Understanding the specifics of Zero Trust
The Zero Trust framework is based on a ‘never trust, always verify’ mindset, meaning that anyone who wants to gain access to the network system must verify their identity and access privileges. This verification is required every single time a user wants to access any application, system, or tool within the critical infrastructure network – whether it’s located on cloud servers or on-prem systems. And importantly, Zero Trust Network Access (ZTNA) technologies are context-aware; they continuously monitor user and device security postures throughout each interaction and make adjustments to access as needed.

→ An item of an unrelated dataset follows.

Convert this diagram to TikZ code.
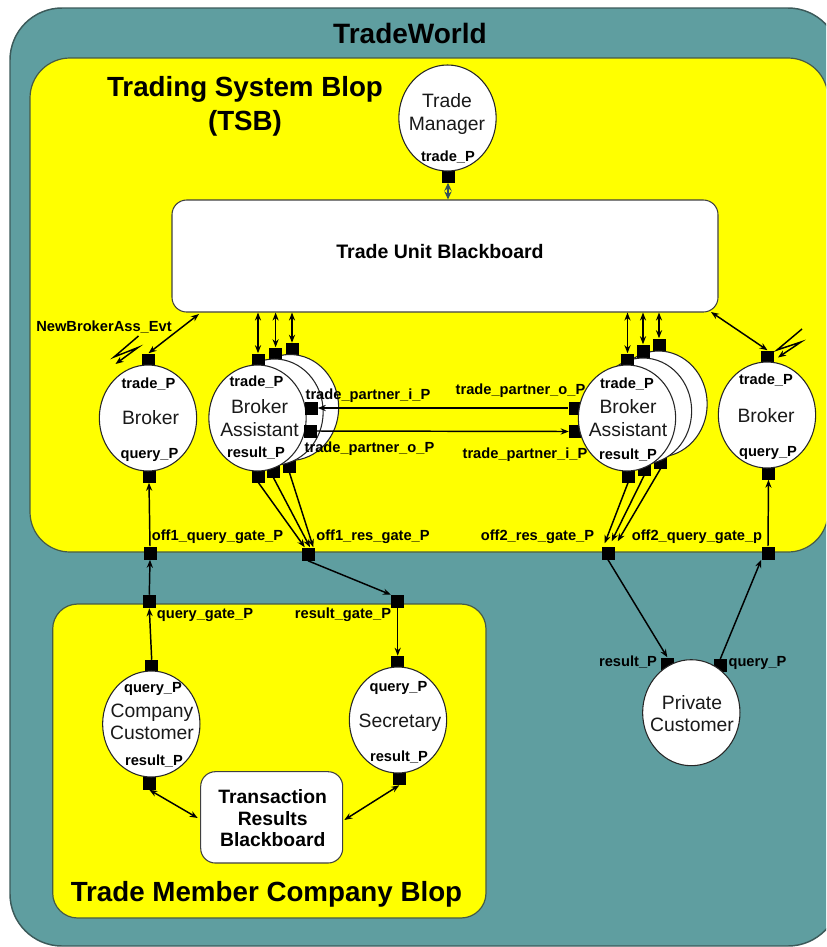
\documentclass[tikz,border=0pt]{standalone}
\usepackage{fontspec}
\setmainfont{Liberation Sans}
\usetikzlibrary{arrows.meta,shapes.geometric,calc}
\definecolor{teal1}{RGB}{95,158,160}
\definecolor{edge1}{RGB}{60,90,90}
\definecolor{edge2}{RGB}{70,90,70}
\definecolor{tmarrow}{RGB}{50,80,90}
\definecolor{blopyellow}{RGB}{255,255,0}
\tikzset{
  outerbox/.style={draw=edge1,line width=1.1pt,fill=teal1,rounded corners=39pt,minimum width=622.5pt,minimum height=703.5pt,inner sep=0pt},
  blopbox/.style={draw=edge2,line width=.9pt,fill=blopyellow,inner sep=0pt},
  board/.style={draw=black!75,line width=.8pt,fill=white,rounded corners=11pt,inner sep=0pt,align=center},
  circ/.style={ellipse,draw=black!85,line width=.8pt,fill=white,minimum width=73pt,minimum height=79.5pt,inner sep=0pt},
  port/.style={rectangle,fill=black,draw=none,minimum size=9.75pt,inner sep=0pt},
  lbl/.style={font=\fontsize{11}{13}\selectfont\bfseries,inner sep=0pt,text=black,yshift=-.8pt},
  nm/.style={font=\fontsize{14.5}{16.9}\selectfont,align=center,inner sep=0pt,text=black!90},
  ttl/.style={font=\fontsize{20.8}{25.5}\selectfont\bfseries,align=center,inner sep=0pt},
  arr/.style={line width=1.1pt,draw=black,-{Stealth[length=6pt,width=4.6pt]}},
  dbl/.style={line width=1.1pt,draw=black,{Stealth[length=6pt,width=4.6pt]}-{Stealth[length=6pt,width=4.6pt]}},
}
\begin{document}
\begin{tikzpicture}[x=.75pt,y=-.75pt]
\clip (0,0) rectangle (826,947);
% containers
\node[outerbox] (world) at (425,477) {};
\node[blopbox,rounded corners=30pt,minimum width=598.5pt,minimum height=370.5pt] (tsb) at (429,305) {};
\node[blopbox,rounded corners=18.75pt,minimum width=325pt,minimum height=235.5pt] (tmc) at (269.35,761) {};
\node[board,minimum width=409.5pt,minimum height=84pt] (bb) at (445,256) {};
\node[board,minimum width=106.5pt,minimum height=68.5pt] (trb) at (271.7,817.35) {};

% free ends on the blackboards
\coordinate (bbL) at (199,314);
\coordinate (bbR) at (711,312);
\coordinate (trbL) at (197.7,818);
\coordinate (trbR) at (344.3,820);
% lightning points
\coordinate (la) at (138.5,336);
\coordinate (lb) at (114,357);
\coordinate (lc) at (138,347.5);
\coordinate (ld) at (115.5,364);
\coordinate (ra) at (802,329);
\coordinate (rb) at (777,350);
\coordinate (rc) at (801,342);
\coordinate (rd) at (778,357.5);

% Trade Manager
\node[port] (tmP) at (448,176) {};
\node[circ] (tm) at (447.5,118) {};

% left Broker
\node[port] (blT) at (148.5,360) {};
\node[port] (blB) at (149,476) {};
\node[circ] (bl) at (148,418) {};

% left Broker Assistants
\node[port] (a3T) at (292,349.5) {};
\node[port] (a3B) at (289.5,466) {};
\node[circ] (a3) at (290,407.5) {};
\node[port] (a2T) at (275.6,354) {};
\node[port] (a2B) at (273.5,471) {};
\node[circ] (a2) at (274.5,412) {};
\node[port] (a1T) at (258,360) {};
\node[port] (a1B) at (258.5,476) {};
\node[circ] (a1) at (257.5,418) {};
\node[port] (a1I) at (311,408) {};
\node[port] (a1O) at (310,431) {};

% right Broker Assistants
\node[port] (c3T) at (659,345) {};
\node[port] (c3B) at (660.5,462) {};
\node[circ] (c3) at (658.5,404) {};
\node[port] (c2T) at (643,351) {};
\node[port] (c2B) at (644,469) {};
\node[circ] (c2) at (643,411) {};
\node[port] (c1T) at (627.5,360) {};
\node[port] (c1B) at (628,476) {};
\node[port] (c1O) at (575,408) {};
\node[port] (c1I) at (575.5,431.5) {};
\node[circ] (c1) at (627,418) {};

% right Broker
\node[port] (brT) at (767.5,357) {};
\node[port] (brB) at (768.5,473) {};
\node[circ] (br) at (767,415) {};

% gates
\node[port] (gq1) at (150,553) {};
\node[port] (gr1) at (308,554) {};
\node[port] (gr2) at (608,553) {};
\node[port] (gq2) at (768,553) {};
\node[port] (qg) at (149.3,601.5) {};
\node[port] (rg) at (397.7,601.5) {};

% Company Customer, Secretary, Private Customer
\node[port] (ccT) at (151.7,666.5) {};
\node[port] (ccB) at (149.3,783) {};
\node[circ] (cc) at (151.3,724) {};
\node[port] (seT) at (397.7,662.5) {};
\node[port] (seB) at (399.3,778.5) {};
\node[circ] (se) at (398,720) {};
\node[port] (pcR) at (667.3,664) {};
\node[port] (pcQ) at (720.3,665.7) {};
\node[circ] (pc) at (691.3,712.7) {};

% connectors
\draw[line width=1.3pt,draw=tmarrow,{Stealth[length=6pt,width=5.4pt]}-{Stealth[length=6pt,width=5.4pt]}] (tmP.south) -- (tmP.south |- bb.north);
\draw[dbl] (blT.north) -- (bbL);
\draw[dbl] (a1T.north) -- (a1T.north |- bb.south);
\draw[dbl] (a2T.north) -- (a2T.north |- bb.south);
\draw[dbl] (a3T.north) -- (a3T.north |- bb.south);
\draw[dbl] (c1T.north) -- (c1T.north |- bb.south);
\draw[dbl] (c2T.north) -- (c2T.north |- bb.south);
\draw[dbl] (c3T.north) -- (c3T.north |- bb.south);
\draw[dbl] (brT.north) -- (bbR);
\draw[arr] (gq1.north) -- (blB.south);
\draw[arr] (qg.north) -- (gq1.south);
\draw[arr] (ccT.north) -- (qg.south);
\draw[arr] (a1B.south) -- ($(gr1.north west)+(3.5,0)$);
\draw[arr] (a2B.south) -- ($(gr1.north)+(2,0)$);
\draw[arr] (a3B.south) -- ($(gr1.north east)+(-1.5,0)$);
\draw[arr] (gr1.south) -- (rg.north west);
\draw[arr] (rg.south) -- (seT.north);
\draw[arr] (c1B.south) -- ($(gr2.north west)+(3.5,-3)$);
\draw[arr] (c2B.south) -- ($(gr2.north)+(3.7,-5)$);
\draw[arr] (c3B.south) -- ($(gr2.north east)+(3,-5)$);
\draw[arr] (gq2.north) -- (brB.south);
\draw[arr] (gr2.south) -- (pcR.north);
\draw[arr] (pcQ.north) -- (gq2.south west);
\draw[arr] (c1O.west) -- (a1I.east);
\draw[arr] (a1O.east) -- (c1I.west);
\draw[dbl] (ccB.south) -- (trbL);
\draw[dbl] (seB.south) -- (trbR);
\draw[arr,line join=miter] (la) -- (lb) -- (lc) -- (ld);
\draw[arr,line join=miter] (ra) -- (rb) -- (rc) -- (rd);

% labels
\node[font=\fontsize{21}{24}\selectfont\bfseries,inner sep=0pt] (t1) at (410,33) {TradeWorld};
\node[ttl] (t2) at (245,106) {Trading System Blop\\(TSB)};
\node[ttl] (t3) at (266.5,894) {Trade Member Company Blop};
\node[font=\fontsize{14.65}{18}\selectfont\bfseries,inner sep=0pt] (t4) at (440,252) {Trade Unit Blackboard};
\node[font=\fontsize{14.5}{16.1}\selectfont\bfseries,align=center,inner sep=0pt] (t5) at (272.7,818.5) {Transaction\\Results\\Blackboard};

\node[nm] (n1) at (447,114) {Trade\\Manager};
\node[lbl] (l1) at (448,156) {trade\_P};
\node[nm] (n2) at (150.5,418) {Broker};
\node[lbl] (l2) at (148.5,383) {trade\_P};
\node[lbl] (l3) at (149.5,454) {query\_P};
\node[nm] (n3) at (259.5,418) {Broker\\Assistant};
\node[lbl] (l4) at (256.5,381) {trade\_P};
\node[lbl] (l5) at (256,452) {result\_P};
\node[nm] (n4) at (628,418) {Broker\\Assistant};
\node[lbl] (l6) at (627,383) {trade\_P};
\node[lbl] (l7) at (628,454) {result\_P};
\node[nm] (n5) at (766,416) {Broker};
\node[lbl] (l8) at (766,379) {trade\_P};
\node[lbl] (l9) at (768,452) {query\_P};
\node[lbl] (l10) at (368,395) {trade\_partner\_i\_P};
\node[lbl] (l11) at (369.5,448) {trade\_partner\_o\_P};
\node[lbl] (l12) at (520.5,390) {trade\_partner\_o\_P};
\node[lbl] (l13) at (525,454) {trade\_partner\_i\_P};
\node[lbl] (l14) at (104,326) {NewBrokerAss\_Evt};
\node[lbl] (l15) at (217.5,536) {off1\_query\_gate\_P};
\node[lbl] (l16) at (373,536) {off1\_res\_gate\_P};
\node[lbl] (l17) at (537.5,536) {off2\_res\_gate\_P};
\node[lbl] (l18) at (697,536) {off2\_query\_gate\_p};
\node[lbl] (l19) at (205,614) {query\_gate\_P};
\node[lbl] (l20) at (343,614) {result\_gate\_P};
\node[nm] (n6) at (152,722) {Company\\Customer};
\node[lbl] (l21) at (153,687.5) {query\_P};
\node[lbl] (l22) at (154,760) {result\_P};
\node[nm] (n7) at (400,723) {Secretary};
\node[lbl] (l23) at (398.5,686.5) {query\_P};
\node[lbl] (l24) at (399,756.5) {result\_P};
\node[nm] (n8) at (692,713.5) {Private\\Customer};
\node[lbl] (l25) at (628,661) {result\_P};
\node[lbl] (l26) at (757.5,662) {query\_P};
\end{tikzpicture}
\end{document}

As critical infrastructures continue to use a unique blend of legacy technology and IoT systems, it becomes extremely challenging for security teams to always monitor and identify new vulnerabilities. That’s why CNI organisations need to change their approach to conventional cybersecurity and incorporate a Zero Trust framework that only provides access to true and identifying users. A Zero Trust approach establishes identity-based access control within an organisation, thus reducing the risk from external threats.
Sophisticated attacks like ransomware usually start with either tricking an employee into executing a malicious payload or exploiting internet-exposed systems. Zero Trust solutions terminate every connection as soon as any malicious traffic is detected – cutting down attack paths before they can reach the target and eliminating attack vectors. Implementing ZTNA allows organizations to cloak the network and create micro-perimeters to ensure that users only connect directly to the apps and resources they need, instead of being granted access to the entire network by default. In the case of devices or applications being compromised, the risk is contained within a small area, restricting it from infecting other assets.
A Zero Trust model is the definitive answer to reducing critical cyber risks arriving from unknown vulnerabilities. CNI organisations that implement Zero Trust will significantly mitigate the impact of cyberattacks and stop the headlines of another major security incident that can result in a national crisis.